Prompt: Every line from the one with "Write the TikZ code for this diagram." to the one with "(28,825) -- (53,825);", including those two, is to be copied exactly; all other lines of the entries below are left out.

Entries:
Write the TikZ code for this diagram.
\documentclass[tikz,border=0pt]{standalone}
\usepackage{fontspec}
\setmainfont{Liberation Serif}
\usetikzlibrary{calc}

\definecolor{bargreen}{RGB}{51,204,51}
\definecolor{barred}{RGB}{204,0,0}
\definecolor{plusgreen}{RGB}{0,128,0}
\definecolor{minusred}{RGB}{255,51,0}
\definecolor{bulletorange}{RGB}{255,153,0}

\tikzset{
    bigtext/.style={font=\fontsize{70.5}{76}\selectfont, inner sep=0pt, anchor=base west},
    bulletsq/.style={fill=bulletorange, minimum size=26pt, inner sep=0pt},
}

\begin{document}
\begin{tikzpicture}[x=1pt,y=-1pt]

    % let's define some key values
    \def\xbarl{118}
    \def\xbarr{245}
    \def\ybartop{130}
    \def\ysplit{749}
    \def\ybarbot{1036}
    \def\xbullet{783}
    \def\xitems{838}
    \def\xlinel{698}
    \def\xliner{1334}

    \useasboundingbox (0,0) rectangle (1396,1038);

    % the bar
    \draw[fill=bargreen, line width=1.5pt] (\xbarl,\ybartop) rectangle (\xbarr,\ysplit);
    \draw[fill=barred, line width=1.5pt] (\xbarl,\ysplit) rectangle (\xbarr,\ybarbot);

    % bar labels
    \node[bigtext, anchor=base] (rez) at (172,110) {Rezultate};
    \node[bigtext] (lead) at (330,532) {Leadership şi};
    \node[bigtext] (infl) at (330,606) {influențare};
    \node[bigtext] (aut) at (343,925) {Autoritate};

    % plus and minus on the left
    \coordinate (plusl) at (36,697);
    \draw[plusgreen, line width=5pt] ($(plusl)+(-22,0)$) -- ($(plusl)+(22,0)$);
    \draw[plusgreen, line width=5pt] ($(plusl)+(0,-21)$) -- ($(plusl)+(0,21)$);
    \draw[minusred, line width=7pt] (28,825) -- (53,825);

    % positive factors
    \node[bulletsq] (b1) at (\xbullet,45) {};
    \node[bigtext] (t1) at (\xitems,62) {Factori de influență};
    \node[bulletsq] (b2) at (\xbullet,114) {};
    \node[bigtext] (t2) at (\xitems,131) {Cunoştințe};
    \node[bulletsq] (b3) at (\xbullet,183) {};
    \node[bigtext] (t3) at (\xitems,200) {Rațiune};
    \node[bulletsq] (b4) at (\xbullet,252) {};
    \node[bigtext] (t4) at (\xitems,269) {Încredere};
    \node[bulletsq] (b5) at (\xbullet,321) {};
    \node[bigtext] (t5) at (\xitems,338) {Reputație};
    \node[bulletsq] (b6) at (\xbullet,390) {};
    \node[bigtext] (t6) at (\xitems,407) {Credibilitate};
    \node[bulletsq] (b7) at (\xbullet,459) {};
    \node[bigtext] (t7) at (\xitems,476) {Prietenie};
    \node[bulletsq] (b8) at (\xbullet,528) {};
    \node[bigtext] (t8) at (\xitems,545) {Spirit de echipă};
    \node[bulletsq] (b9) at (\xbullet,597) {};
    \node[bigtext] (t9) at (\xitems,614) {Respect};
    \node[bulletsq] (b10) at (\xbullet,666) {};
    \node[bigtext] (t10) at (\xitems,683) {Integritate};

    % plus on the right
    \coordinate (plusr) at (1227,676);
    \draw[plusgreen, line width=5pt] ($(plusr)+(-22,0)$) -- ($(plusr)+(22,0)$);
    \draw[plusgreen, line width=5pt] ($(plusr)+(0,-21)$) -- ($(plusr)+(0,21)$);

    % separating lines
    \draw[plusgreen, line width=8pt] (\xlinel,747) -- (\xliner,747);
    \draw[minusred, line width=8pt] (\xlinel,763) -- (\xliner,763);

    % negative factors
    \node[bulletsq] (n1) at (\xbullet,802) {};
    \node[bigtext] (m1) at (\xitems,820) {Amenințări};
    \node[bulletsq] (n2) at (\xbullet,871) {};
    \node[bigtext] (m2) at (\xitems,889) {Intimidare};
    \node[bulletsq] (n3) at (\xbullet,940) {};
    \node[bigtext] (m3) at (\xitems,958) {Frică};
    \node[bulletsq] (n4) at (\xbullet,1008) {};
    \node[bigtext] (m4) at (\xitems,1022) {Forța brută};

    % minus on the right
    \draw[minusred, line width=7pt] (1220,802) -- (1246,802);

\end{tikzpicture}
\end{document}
...
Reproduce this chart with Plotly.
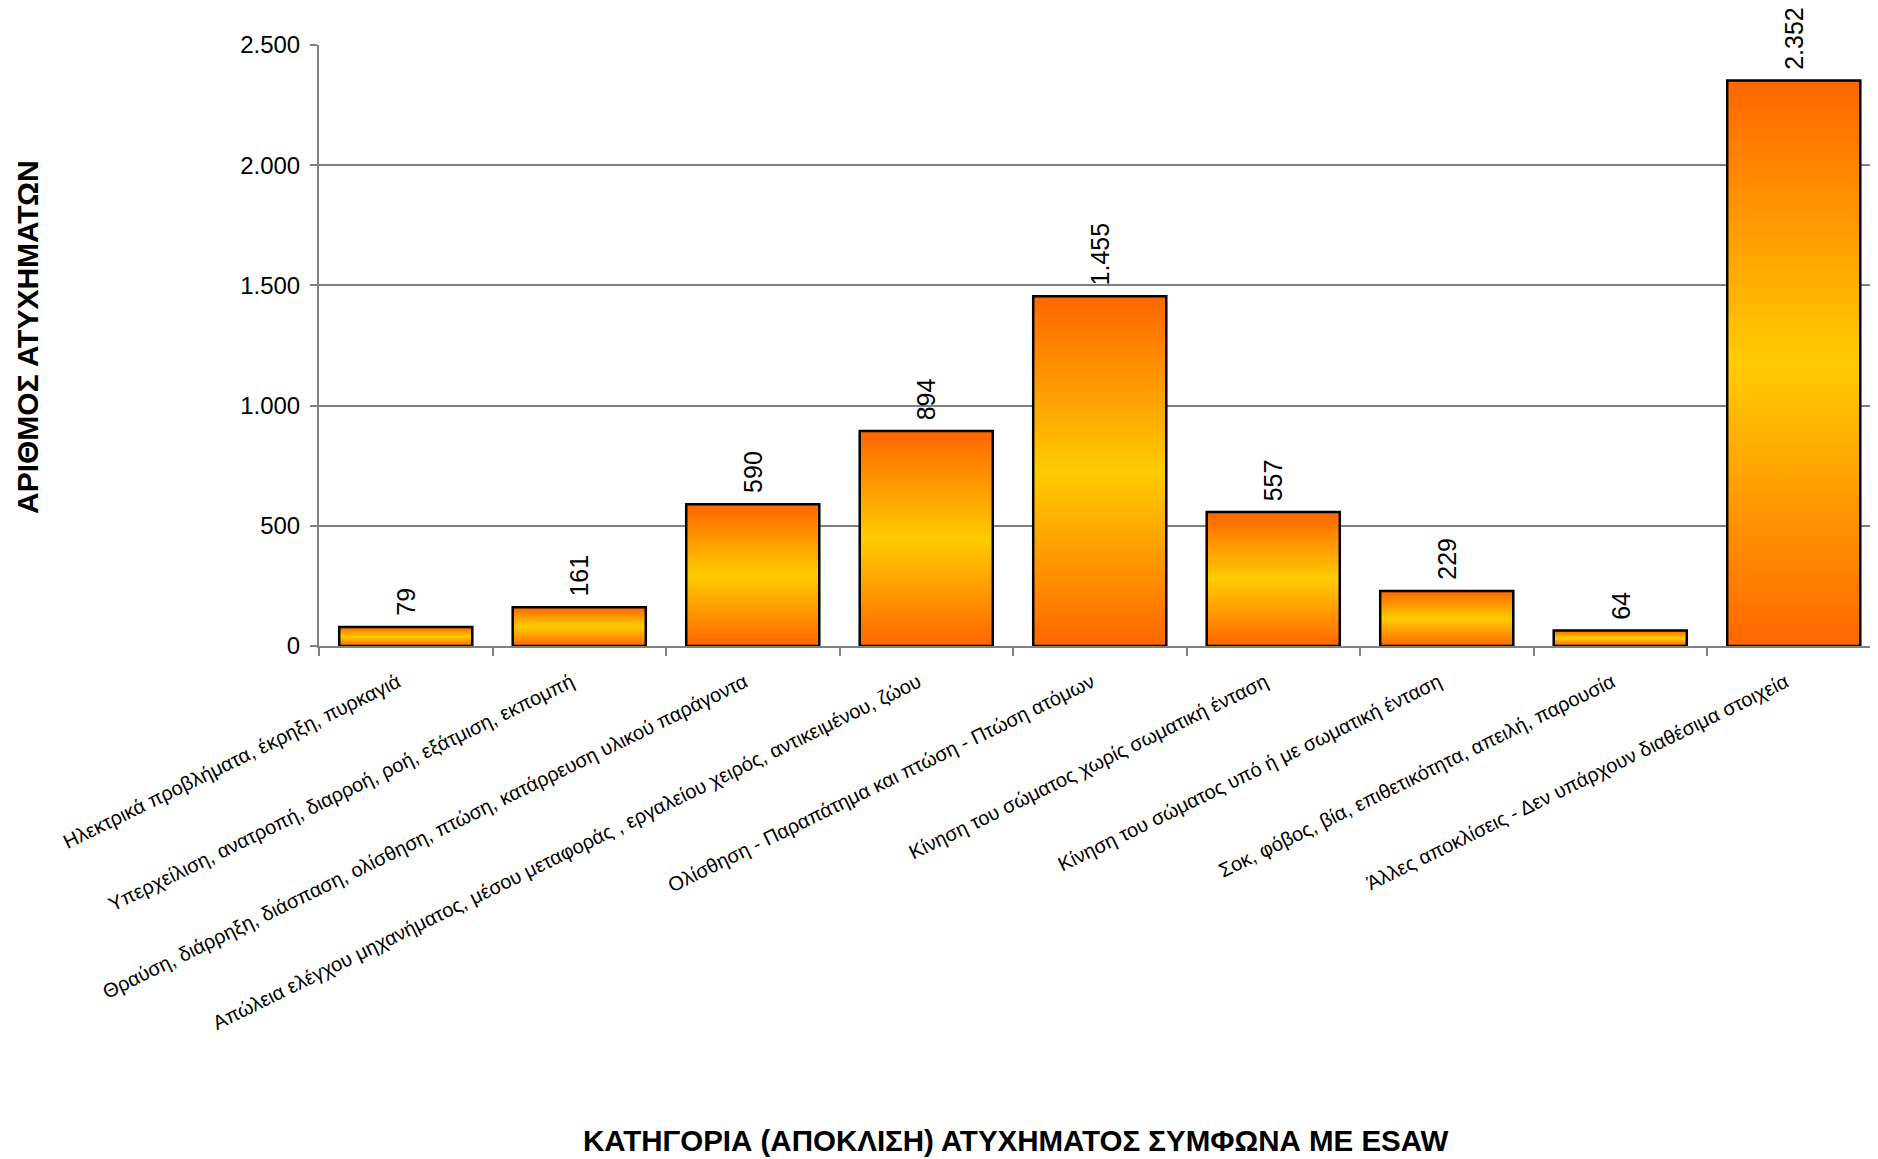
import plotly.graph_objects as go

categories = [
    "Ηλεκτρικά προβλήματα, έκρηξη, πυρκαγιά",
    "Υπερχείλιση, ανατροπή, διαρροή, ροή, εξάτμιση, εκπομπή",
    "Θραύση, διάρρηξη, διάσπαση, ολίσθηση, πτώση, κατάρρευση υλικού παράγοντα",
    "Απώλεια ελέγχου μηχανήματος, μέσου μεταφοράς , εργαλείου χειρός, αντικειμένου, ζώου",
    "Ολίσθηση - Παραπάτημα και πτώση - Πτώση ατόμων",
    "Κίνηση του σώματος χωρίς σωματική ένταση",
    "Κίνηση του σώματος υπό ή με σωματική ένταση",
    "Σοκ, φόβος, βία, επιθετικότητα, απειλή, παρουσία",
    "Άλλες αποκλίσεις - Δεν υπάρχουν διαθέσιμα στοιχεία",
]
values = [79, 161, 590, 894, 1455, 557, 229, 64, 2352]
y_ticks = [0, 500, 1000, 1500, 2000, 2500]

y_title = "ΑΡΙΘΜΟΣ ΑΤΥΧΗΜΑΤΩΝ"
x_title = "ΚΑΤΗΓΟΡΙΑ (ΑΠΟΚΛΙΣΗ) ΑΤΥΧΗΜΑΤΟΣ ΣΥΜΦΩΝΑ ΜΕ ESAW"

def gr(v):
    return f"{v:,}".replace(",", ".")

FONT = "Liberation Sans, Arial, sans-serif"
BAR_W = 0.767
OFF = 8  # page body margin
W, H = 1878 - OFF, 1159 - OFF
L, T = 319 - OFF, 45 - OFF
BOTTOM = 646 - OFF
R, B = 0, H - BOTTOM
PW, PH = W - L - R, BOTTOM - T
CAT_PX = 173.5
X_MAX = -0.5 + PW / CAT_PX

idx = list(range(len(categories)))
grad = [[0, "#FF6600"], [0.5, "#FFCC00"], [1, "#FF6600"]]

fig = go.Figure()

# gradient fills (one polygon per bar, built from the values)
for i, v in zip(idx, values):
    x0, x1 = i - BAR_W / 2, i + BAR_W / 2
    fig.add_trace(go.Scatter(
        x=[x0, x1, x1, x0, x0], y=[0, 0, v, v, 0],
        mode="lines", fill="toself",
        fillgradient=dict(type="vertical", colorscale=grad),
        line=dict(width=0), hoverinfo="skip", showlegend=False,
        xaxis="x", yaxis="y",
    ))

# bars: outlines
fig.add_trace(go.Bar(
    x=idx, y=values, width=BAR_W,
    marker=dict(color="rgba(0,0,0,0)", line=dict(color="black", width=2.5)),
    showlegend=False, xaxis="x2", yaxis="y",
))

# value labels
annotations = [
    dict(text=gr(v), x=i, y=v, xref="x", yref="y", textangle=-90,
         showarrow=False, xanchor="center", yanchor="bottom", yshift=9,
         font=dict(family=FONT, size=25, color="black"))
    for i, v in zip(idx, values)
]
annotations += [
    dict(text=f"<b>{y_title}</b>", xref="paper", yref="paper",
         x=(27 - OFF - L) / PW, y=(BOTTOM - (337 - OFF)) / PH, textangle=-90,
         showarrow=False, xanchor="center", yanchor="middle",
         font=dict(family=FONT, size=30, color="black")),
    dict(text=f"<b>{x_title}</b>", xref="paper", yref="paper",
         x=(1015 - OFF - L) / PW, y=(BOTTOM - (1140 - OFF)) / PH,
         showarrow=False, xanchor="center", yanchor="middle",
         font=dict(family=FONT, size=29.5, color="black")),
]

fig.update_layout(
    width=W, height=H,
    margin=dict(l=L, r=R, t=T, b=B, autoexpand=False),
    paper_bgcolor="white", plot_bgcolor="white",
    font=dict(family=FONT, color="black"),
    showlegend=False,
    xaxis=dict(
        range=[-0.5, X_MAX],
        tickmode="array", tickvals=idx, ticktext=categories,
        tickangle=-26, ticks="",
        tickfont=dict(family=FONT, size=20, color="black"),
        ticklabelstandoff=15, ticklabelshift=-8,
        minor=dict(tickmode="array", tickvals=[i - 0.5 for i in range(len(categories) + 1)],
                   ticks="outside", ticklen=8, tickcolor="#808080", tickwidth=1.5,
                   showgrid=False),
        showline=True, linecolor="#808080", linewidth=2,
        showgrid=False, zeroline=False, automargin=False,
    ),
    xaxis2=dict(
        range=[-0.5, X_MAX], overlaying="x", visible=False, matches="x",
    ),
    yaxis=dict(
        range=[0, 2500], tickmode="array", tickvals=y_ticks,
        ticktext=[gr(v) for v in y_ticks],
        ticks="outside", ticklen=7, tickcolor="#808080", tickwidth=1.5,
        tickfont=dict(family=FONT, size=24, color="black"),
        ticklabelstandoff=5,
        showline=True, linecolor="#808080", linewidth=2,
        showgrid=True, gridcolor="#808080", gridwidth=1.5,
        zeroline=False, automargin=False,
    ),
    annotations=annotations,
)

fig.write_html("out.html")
...
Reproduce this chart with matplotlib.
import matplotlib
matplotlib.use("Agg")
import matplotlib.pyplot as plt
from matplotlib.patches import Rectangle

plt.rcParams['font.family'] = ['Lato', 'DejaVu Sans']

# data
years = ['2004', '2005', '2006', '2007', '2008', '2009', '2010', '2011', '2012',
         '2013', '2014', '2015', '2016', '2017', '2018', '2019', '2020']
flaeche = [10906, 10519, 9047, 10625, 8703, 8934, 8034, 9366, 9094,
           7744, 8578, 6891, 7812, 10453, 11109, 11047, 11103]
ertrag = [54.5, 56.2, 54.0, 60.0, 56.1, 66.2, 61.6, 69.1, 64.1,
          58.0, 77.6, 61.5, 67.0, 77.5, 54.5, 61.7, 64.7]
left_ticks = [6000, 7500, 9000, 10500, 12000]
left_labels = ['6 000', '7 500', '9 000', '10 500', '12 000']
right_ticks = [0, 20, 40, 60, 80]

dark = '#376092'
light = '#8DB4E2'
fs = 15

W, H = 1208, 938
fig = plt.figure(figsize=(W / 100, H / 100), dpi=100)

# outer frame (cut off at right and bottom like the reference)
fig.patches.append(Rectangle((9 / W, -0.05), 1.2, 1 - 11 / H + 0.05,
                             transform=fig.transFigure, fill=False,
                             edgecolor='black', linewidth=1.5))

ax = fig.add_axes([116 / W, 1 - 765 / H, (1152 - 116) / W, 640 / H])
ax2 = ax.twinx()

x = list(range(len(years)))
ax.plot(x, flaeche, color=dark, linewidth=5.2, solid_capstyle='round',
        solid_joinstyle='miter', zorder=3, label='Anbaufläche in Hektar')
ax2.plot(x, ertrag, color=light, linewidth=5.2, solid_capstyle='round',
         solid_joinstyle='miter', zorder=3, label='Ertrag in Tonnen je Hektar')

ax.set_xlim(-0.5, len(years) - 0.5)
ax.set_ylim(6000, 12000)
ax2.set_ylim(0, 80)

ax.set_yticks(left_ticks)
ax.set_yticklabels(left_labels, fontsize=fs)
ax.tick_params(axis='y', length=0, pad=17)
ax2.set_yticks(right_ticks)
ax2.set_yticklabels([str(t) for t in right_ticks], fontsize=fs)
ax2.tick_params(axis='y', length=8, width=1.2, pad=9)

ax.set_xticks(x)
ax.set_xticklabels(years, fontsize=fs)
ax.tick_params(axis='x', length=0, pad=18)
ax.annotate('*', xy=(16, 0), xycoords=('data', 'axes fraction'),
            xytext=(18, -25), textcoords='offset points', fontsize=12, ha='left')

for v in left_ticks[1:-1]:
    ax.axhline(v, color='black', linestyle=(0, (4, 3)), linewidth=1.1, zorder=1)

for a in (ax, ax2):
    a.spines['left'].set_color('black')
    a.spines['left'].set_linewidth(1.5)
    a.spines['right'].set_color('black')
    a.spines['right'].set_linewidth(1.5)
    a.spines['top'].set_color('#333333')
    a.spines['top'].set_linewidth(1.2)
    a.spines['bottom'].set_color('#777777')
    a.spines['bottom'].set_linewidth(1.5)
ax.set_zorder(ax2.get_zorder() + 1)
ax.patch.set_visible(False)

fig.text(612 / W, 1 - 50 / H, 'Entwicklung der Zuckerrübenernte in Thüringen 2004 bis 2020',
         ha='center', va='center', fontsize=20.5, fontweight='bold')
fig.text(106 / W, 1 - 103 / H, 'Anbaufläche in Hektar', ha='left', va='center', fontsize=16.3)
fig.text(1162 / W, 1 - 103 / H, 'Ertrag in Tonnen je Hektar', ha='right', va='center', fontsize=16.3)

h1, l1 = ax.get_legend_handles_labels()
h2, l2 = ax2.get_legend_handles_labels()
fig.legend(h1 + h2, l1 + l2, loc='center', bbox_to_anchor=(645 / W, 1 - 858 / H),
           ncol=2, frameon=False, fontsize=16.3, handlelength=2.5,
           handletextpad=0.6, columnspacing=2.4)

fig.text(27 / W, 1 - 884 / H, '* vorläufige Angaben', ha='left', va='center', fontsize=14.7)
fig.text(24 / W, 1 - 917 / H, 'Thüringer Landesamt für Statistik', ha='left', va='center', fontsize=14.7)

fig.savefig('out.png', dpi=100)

Exercise response:
Write the TikZ code for this diagram.
\documentclass[tikz,border=0pt]{standalone}
\usepackage{fontspec}
\setmainfont{Liberation Serif}
\usetikzlibrary{calc}

\definecolor{bargreen}{RGB}{51,204,51}
\definecolor{barred}{RGB}{204,0,0}
\definecolor{plusgreen}{RGB}{0,128,0}
\definecolor{minusred}{RGB}{255,51,0}
\definecolor{bulletorange}{RGB}{255,153,0}

\tikzset{
    bigtext/.style={font=\fontsize{70.5}{76}\selectfont, inner sep=0pt, anchor=base west},
    bulletsq/.style={fill=bulletorange, minimum size=26pt, inner sep=0pt},
}

\begin{document}
\begin{tikzpicture}[x=1pt,y=-1pt]

    % let's define some key values
    \def\xbarl{118}
    \def\xbarr{245}
    \def\ybartop{130}
    \def\ysplit{749}
    \def\ybarbot{1036}
    \def\xbullet{783}
    \def\xitems{838}
    \def\xlinel{698}
    \def\xliner{1334}

    \useasboundingbox (0,0) rectangle (1396,1038);

    % the bar
    \draw[fill=bargreen, line width=1.5pt] (\xbarl,\ybartop) rectangle (\xbarr,\ysplit);
    \draw[fill=barred, line width=1.5pt] (\xbarl,\ysplit) rectangle (\xbarr,\ybarbot);

    % bar labels
    \node[bigtext, anchor=base] (rez) at (172,110) {Rezultate};
    \node[bigtext] (lead) at (330,532) {Leadership şi};
    \node[bigtext] (infl) at (330,606) {influențare};
    \node[bigtext] (aut) at (343,925) {Autoritate};

    % plus and minus on the left
    \coordinate (plusl) at (36,697);
    \draw[plusgreen, line width=5pt] ($(plusl)+(-22,0)$) -- ($(plusl)+(22,0)$);
    \draw[plusgreen, line width=5pt] ($(plusl)+(0,-21)$) -- ($(plusl)+(0,21)$);
    \draw[minusred, line width=7pt] (28,825) -- (53,825);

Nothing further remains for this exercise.